In many ways “Rubincon”, and no, it’s not a typo and relates to a glitch by the holographic Doctor (Robert Picardo) which actually proves pivotal ———- SPOILER ALERT !!!!! ———– to the Federation besting Braka in the final episode of the season, is a classic Federation-on-trial episode but one given a huge amount of emotional impact by the fire, fury and sadness of these two amazing women.

The story of Caleb Mir is what gives Star Trek: Starfleet Academy so much arc-heavy emotional heft, adding to the episodic nature of its storytelling which explores things like friendship and the barriers we place between ourselves and others (“Ko’Zeine”, episode 7), childhood, parenthood and resilience (“The Life of the Stars”, episode 8) and the thrill of the future even as the pain of the past, recent and otherwise persists (“300th Night”, episode 9).

The final episode takes the story of Caleb and Anisha, separated for 16 years, and Nahla, and folds into quite movingly into the story of a Federation trying to become again what it once was and instilling in their cadets a real sense of how important it is that they get it right.

But what Star Trek: Starfleet Academy does brilliantly well in these episodes, and throughout the entire series in fact, is uphold the nobleness and honour and truth of what being a Starfleet officer and a member of the Federation means – it is, in so many ways, a worthy carrier of Roddenberry’s original vision – while letting its main characters stumble their way and be pushed (depending on the situation), albeit with great emerging talent and competency, into that greatness.

This becomes hugely, affectingly clear in episodes six and ten, when the core cadet characters – Caleb, Klingon Jay-Den Kraag (Karim Diané), holographic lifeform Sam aka Series Acclimation Mil (Kerrice Brooks), captain aspirant Genesis Lythe (Bella Shepard), troubled heir apparent Darem Reymi (George Hawkins) and daughter of the President of Betazed, Tarima Sala (Zoë Steiner) – are forced to deal with a situation far beyond first year training.

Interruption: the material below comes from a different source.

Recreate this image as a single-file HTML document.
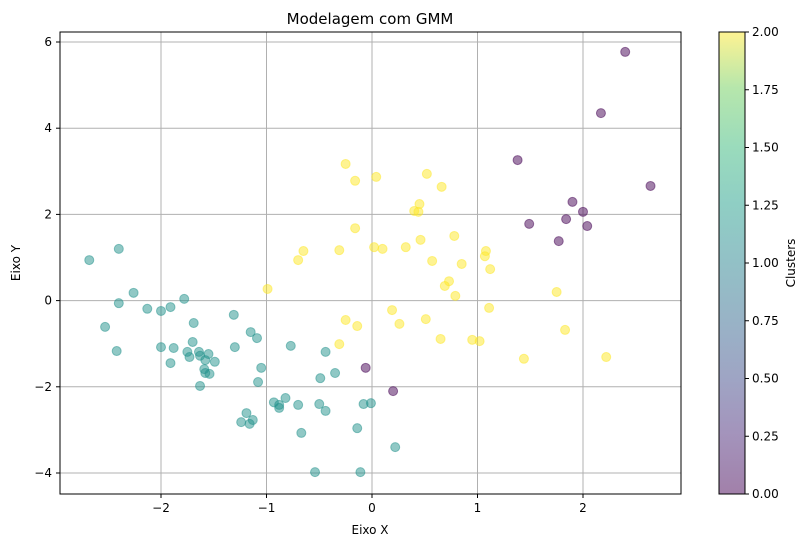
<!DOCTYPE html>
<html><head><meta charset="utf-8"><style>
body{margin:0;background:#fff;font-family:"Liberation Sans","DejaVu Sans",sans-serif;}
svg text{font-family:"DejaVu Sans","Liberation Sans",sans-serif;}
</style></head><body>
<svg id="chart" width="811" height="547" xmlns="http://www.w3.org/2000/svg">
<defs>
<linearGradient id="vir" x1="0" y1="1" x2="0" y2="0">
<stop offset="0" stop-color="#440154"/><stop offset="0.13" stop-color="#482878"/><stop offset="0.25" stop-color="#3e4a89"/><stop offset="0.38" stop-color="#31688e"/><stop offset="0.5" stop-color="#26828e"/><stop offset="0.63" stop-color="#1f9e89"/><stop offset="0.75" stop-color="#35b779"/><stop offset="0.88" stop-color="#6ece58"/><stop offset="1" stop-color="#fde725"/>
</linearGradient>
</defs>
<g id="grid"></g>
<g id="points"></g>
<rect x="60" y="32" width="621" height="462" fill="none" stroke="#000" stroke-width="1"/>
<g id="axes"></g>
<text x="370" y="24" font-size="15" text-anchor="middle">Modelagem com GMM</text>
<text x="370" y="534" font-size="12" text-anchor="middle">Eixo X</text>
<text x="20" y="263" font-size="12" text-anchor="middle" transform="rotate(-90 20 263)">Eixo Y</text>
<g>
<rect x="719" y="32" width="26" height="462" fill="url(#vir)" opacity="0.5"/>
<rect x="719" y="32" width="26" height="462" fill="none" stroke="#000" stroke-width="1"/>
</g>
<g id="cbar"></g>
<text x="795" y="263" font-size="12" text-anchor="middle" transform="rotate(-90 795 263)">Clusters</text>
</svg>
<script>
const xTicks=[-2,-1,0,1,2];
const yTicks=[-4,-2,0,2,4,6];
const cbTicks=[0,0.25,0.5,0.75,1,1.25,1.5,1.75,2];
const c0x=[2.40,2.17,1.38,2.64,1.90,2.00,1.84,1.49,2.04,1.77,-0.06,0.20];
const c0y=[5.77,4.35,3.26,2.66,2.29,2.06,1.89,1.78,1.73,1.38,-1.56,-2.10];
const c1x=[-2.68,-2.40,-2.26,-2.40,-2.13,-1.78,-1.91,-2.00,-2.53,-1.69,-1.31,-1.15,-1.09,-1.70,-2.00,-1.88,-2.42,-1.64,-1.75,-1.63,-1.55,-1.58,-1.49,-1.91,-1.73,-1.59,-1.58,-1.54,-1.63,-1.30,-1.05,-1.08,-0.77,-0.44,-0.35,-0.49,-0.93,-1.19,-1.24,-1.16,-1.13,-0.88,-0.82,-0.88,-0.70,-0.67,-0.50,-0.44,-0.08,-0.01,-0.14,0.22,-0.54,-0.11];
const c1y=[0.94,1.20,0.18,-0.06,-0.19,0.04,-0.15,-0.24,-0.61,-0.52,-0.33,-0.73,-0.87,-0.96,-1.08,-1.10,-1.17,-1.19,-1.19,-1.28,-1.24,-1.38,-1.42,-1.45,-1.31,-1.59,-1.68,-1.70,-1.98,-1.08,-1.56,-1.89,-1.05,-1.19,-1.68,-1.80,-2.36,-2.61,-2.82,-2.86,-2.77,-2.49,-2.26,-2.42,-2.42,-3.07,-2.40,-2.56,-2.40,-2.38,-2.96,-3.40,-3.98,-3.98];
const c2x=[-0.25,-0.16,0.04,0.52,0.66,0.40,0.44,0.45,-0.65,-0.70,-0.16,-0.31,0.02,0.10,0.32,0.46,0.78,1.08,1.07,0.57,0.73,0.69,0.85,1.12,0.79,1.75,-0.99,0.19,-0.25,-0.14,0.26,0.51,1.11,-0.31,0.65,0.95,1.02,1.83,1.44,2.22];
const c2y=[3.17,2.78,2.87,2.94,2.64,2.08,2.06,2.24,1.15,0.94,1.68,1.17,1.24,1.20,1.24,1.41,1.50,1.15,1.03,0.92,0.45,0.34,0.85,0.73,0.11,0.20,0.27,-0.22,-0.45,-0.59,-0.54,-0.43,-0.17,-1.01,-0.89,-0.91,-0.94,-0.68,-1.35,-1.31];
const NS="http://www.w3.org/2000/svg";
const sx=v=>372+v*105.5;
const sy=v=>300.6-v*43.1;
const cy=v=>494-v/2*462;
function mk(t,a,p){const e=document.createElementNS(NS,t);for(const k in a)e.setAttribute(k,a[k]);p.appendChild(e);return e;}
const grid=document.getElementById('grid'),axes=document.getElementById('axes'),pts=document.getElementById('points'),cb=document.getElementById('cbar');
xTicks.forEach(v=>{
 const g=mk('line',{x1:sx(v),x2:sx(v),y1:32,y2:494,stroke:'#b0b0b0','stroke-width':1},grid);
 
 
 mk('line',{x1:sx(v),x2:sx(v),y1:494,y2:498,stroke:'#000'},axes);
 const t=mk('text',{x:sx(v),y:512,'font-size':12,'text-anchor':'middle'},axes);
 t.textContent=(v<0?'\u2212'+(-v):v);
 
 
});
yTicks.forEach(v=>{
 const g=mk('line',{x1:60,x2:681,y1:sy(v),y2:sy(v),stroke:'#b0b0b0','stroke-width':1},grid);
 
 
 mk('line',{x1:56,x2:60,y1:sy(v),y2:sy(v),stroke:'#000'},axes);
 const t=mk('text',{x:52,y:sy(v)+4,'font-size':12,'text-anchor':'end'},axes);
 t.textContent=(v<0?'\u2212'+(-v):v);
 
 
});
cbTicks.forEach(v=>{
 mk('line',{x1:745,x2:749,y1:cy(v),y2:cy(v),stroke:'#000'},cb);
 const t=mk('text',{x:752,y:cy(v)+4,'font-size':12},cb);
 t.textContent=v.toFixed(2);
 
 
});
[[c0x,c0y,'#440154','cluster-0-point'],[c1x,c1y,'#21918c','cluster-1-point'],[c2x,c2y,'#fde725','cluster-2-point']].forEach(([xs,ys,col,name])=>{
 xs.forEach((x,i)=>{
  const c=mk('circle',{cx:sx(x),cy:sy(ys[i]),r:4.5,fill:col,'fill-opacity':0.5,stroke:col,'stroke-opacity':0.5,'stroke-width':1},pts);
  
  
 });
});
</script>
</body></html>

They are forced to grow up fast in a couple of episodes where the truth of what it means to be a Starfleet officer is brutally forced upon them, and Star Trek: Starfleet Academy does an extraordinary job of portraying, thanks to stellar writing and exemplary performances, this hurried transition while also letting them be flawed humans too, capable of both greatness and fallibility in equal measure.

Growing up is far from easy and Star Trek: Starfleet Academy knows this intimately and lets the truth of that permeate into every narrative pore, just as any excellent YA-centred piece of storytelling, and this show is most certainly that, does without blinking.

Full of fun – it’s so great to see Discovery alum, Jett Reno (Tig Notaro) and Sylvia Tilly (Mary Wiseman) doing their thing, in equal parts funny and moving – and some truly dark and searing moments, Star Trek: Starfleet Academy is both vintage Star Trek and its own marvellously light and dark beast, an excellent addition to franchise canon which shows us how greatness is made and that at the heart of every hero is a human being who had to grow up fast and somehow survive the transition intact.